Chancellor Gray-Little: Since it was launched, the university has saved millions of dollars and will continue to save. We’re using some of that for a $350 million project to rebuild and update our science facilities, residence halls, parking utilities, student center and other infrastructure. Besides the savings, we will fund it through growth in enrollment, student fees, support from alumni, friends and business, and privatizing certain facilities such as parking and student housing. This is the first time the University of Kansas has used this public-private partnership model.

What about the University of California?

President Napolitano: I came in toward the end of 2013, and the university had done what it could in the face of a one-third cut in state funding over 18 months. There were layoffs, programs were consolidated and eliminated, and we tried to centralize some shared services to cope with the overall shortfall.

There’s also a whole portfolio of projects under the umbrella called Working Smarter — not just to cut costs but to create revenues. That netted about $655 million.

Can you give some examples of what you did?

President Napolitano: Centralizing payroll; that doesn’t sound very sexy, but it’s huge and complicated. Universities, because of all the different types of funding streams — from grants, from general endowments, from different types of endowments — they’re really complicated. We had 13 payroll systems, and now we are unifying into one system for the entire University of California.

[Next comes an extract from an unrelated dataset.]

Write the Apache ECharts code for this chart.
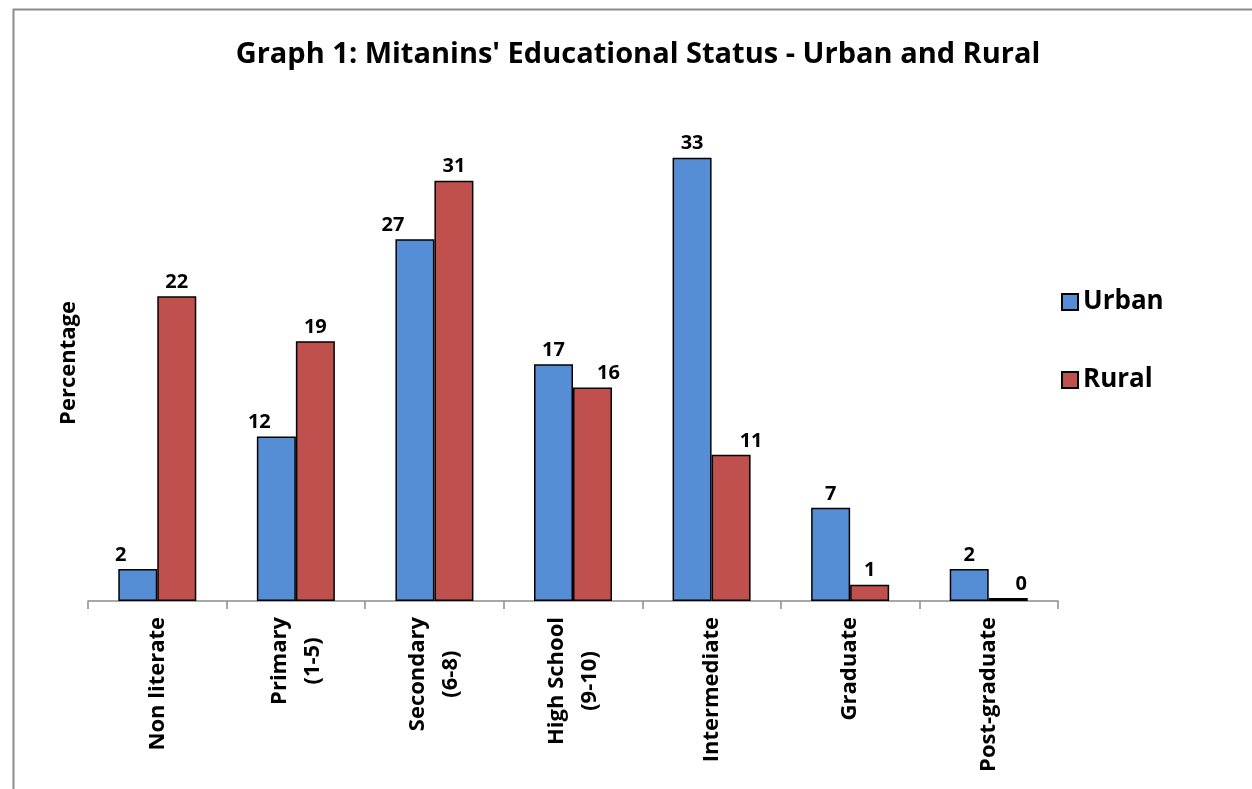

Do you know how much it will save?

President Napolitano: I can’t say that yet. It will be done over the next several years.

Aren’t you worried that state residents will say, ‘Aha! We knew there was all sorts of fat that could be cut from these budgets’ and assume that you don’t need the additional state funding you’re asking for?

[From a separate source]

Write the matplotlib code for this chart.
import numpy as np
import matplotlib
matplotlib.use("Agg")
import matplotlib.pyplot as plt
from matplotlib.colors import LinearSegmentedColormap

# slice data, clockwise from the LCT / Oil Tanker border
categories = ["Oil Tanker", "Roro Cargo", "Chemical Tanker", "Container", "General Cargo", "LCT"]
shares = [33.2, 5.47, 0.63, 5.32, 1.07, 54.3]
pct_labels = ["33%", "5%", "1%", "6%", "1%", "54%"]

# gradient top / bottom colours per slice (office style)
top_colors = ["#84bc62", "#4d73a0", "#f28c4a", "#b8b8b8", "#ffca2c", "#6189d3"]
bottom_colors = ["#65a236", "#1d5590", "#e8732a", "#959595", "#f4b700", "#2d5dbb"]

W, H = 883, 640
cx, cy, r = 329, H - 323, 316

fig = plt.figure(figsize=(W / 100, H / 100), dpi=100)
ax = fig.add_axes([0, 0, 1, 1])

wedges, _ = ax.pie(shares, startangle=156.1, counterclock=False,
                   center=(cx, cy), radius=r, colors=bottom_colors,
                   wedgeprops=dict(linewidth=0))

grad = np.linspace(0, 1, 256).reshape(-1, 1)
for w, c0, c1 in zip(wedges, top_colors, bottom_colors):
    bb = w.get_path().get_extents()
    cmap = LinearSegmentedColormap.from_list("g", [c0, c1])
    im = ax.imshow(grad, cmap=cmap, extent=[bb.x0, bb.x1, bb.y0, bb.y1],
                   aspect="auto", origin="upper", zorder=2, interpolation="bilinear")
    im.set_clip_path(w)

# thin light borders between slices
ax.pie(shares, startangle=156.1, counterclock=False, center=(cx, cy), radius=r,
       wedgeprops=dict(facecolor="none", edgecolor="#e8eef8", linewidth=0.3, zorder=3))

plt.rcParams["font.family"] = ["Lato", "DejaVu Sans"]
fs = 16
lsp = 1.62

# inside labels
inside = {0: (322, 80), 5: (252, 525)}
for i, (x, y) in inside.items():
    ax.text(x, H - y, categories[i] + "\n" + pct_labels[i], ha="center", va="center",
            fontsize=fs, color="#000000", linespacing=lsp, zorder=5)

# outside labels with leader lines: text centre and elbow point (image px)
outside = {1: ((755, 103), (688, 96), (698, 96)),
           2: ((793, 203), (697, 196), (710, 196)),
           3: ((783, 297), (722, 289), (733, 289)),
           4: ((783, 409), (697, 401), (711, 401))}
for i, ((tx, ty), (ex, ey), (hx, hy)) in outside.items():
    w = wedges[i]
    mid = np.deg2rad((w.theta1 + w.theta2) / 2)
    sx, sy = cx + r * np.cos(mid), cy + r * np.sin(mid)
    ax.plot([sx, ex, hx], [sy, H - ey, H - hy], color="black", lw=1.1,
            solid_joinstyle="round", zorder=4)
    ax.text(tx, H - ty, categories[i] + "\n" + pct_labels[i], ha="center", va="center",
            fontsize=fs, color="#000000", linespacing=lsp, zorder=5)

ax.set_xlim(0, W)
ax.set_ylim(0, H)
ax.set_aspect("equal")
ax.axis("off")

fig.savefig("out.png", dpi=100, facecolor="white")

President Napolitano: When you run a public institution, you’re always struggling to do more with less. But at a certain point, you don’t do more with less; you have to do less with less. Classes are larger. Housing is harder to get. Students are feeling it.

What else is being done?

Chancellor Gray-Little: We’re looking at online education. We started that about three years ago, as a way to have additional students and additional revenue without having to build larger classrooms. In 2013, we announced a partnership to bring 15 graduate degree and certificate programs online over the next few years. In 2014, the school of education began offering its first course online: its top-ranked special education graduate program. Today, the school of education offers eight online programs, with 600 active students. We expect to add another 150 in fall 2016. Our school of business now offers an online M.B.A. and M.B.A. certificate program.

President Napolitano, the University of California system recently faced criticism for taking in more out-of-state and international students to help raise revenue, as they pay substantially more in tuition than in-state students. Systemwide, of freshmen applicants, 9 percent were out-of-state students and 3 percent international in 1994. The latest figures for 2015 show 19 percent out of state and 16 percent international. And for the top campuses, such as Berkeley, U.C.L.A. and San Diego, it’s higher than that. How do you respond to such criticism?

President Napolitano: If you go back to the darkest days, the Board of Regents and the president of the university basically had three choices. Faced with an almost one-third cut to state support for their core operating budget — the part of the budget that students feel — they could have reduced overall enrollment. They could have continued to raise tuition. Or they could find another source of revenue.

So when you line it up that way, you say they took the most reasonable path to enable the University of California to continue at the level it has always has, to continue to enroll the preplanned numbers of California students and to keep tuition flat.

Are you going to continue to accept increasing numbers of out-of-state students?

President Napolitano: We’ve now capped out-of-state enrollment (which includes international students) at U.C.L.A., Berkeley and U.C.S.D. at where they were in 2014-15.

What about at the University of Kansas?

Chancellor Gray-Little: There has been an increase in international students, but not at the expense of Kansas students. The 2015 class included 6.9 percent international students, the largest percentage in University of Kansas history.

State funding has always gone up and down, but it seems like there’s a fear there won’t be anymore ups in the future — that these cuts are the new normal.

Professor Conrad: What is different here is that this is a very dramatic decline; it’s pretty precipitous and has been going on for a few years.

President Napolitano: I think the notion in this day and age that we’re going to be able to return to the days of yore would be a nice thought, but I don’t think it would be a realistic thought.

So what do you think can be done in the future?

Professor Conrad: The mainstream faculty response has been a culture of complaint. There is anger, frustration, concern about jobs. We need to transcend the culture of complaint and reach out to educate people.

How would you do that?

Professor Conrad: I don’t think we’re addressing the underlying problem. There has been an erosion of the public mission of public colleges and universities in this country. Higher education has become, even in our public universities, a private good. Universities have become divorced from their missions, and we need to reclaim it and communicate that to the public.

What are concrete ways to do that?

Professor Conrad: We can create statewide panels, as Oregon did for a few years, where you bring together legislators, administrators, faculty and students, to look how we’re going to solve these problems.

I think universities also need to reach out much more to their respective communities, especially the non-flagships. We need to be open to breaking down some walls and reimagining creativity in the curriculum as well as in our teaching and learning. For example, disciplines are based on 19th century — economics, political science, sociology — while most of the problems we face in this world require an interdisciplinary curriculum.

While there are real economic reasons for the dramatic cuts to public universities, do you also think part of the problem is that Americans no longer seem to support public funding of higher education in general?

President Napolitano: I think we live in a time where all public institutions are subjected to a lot of skepticism and scrutiny, and universities are not exempt from that. And so in a way, the burden of proof has shifted: It falls much more heavily on us to justify not what we do but what it costs and how much we can charge for it.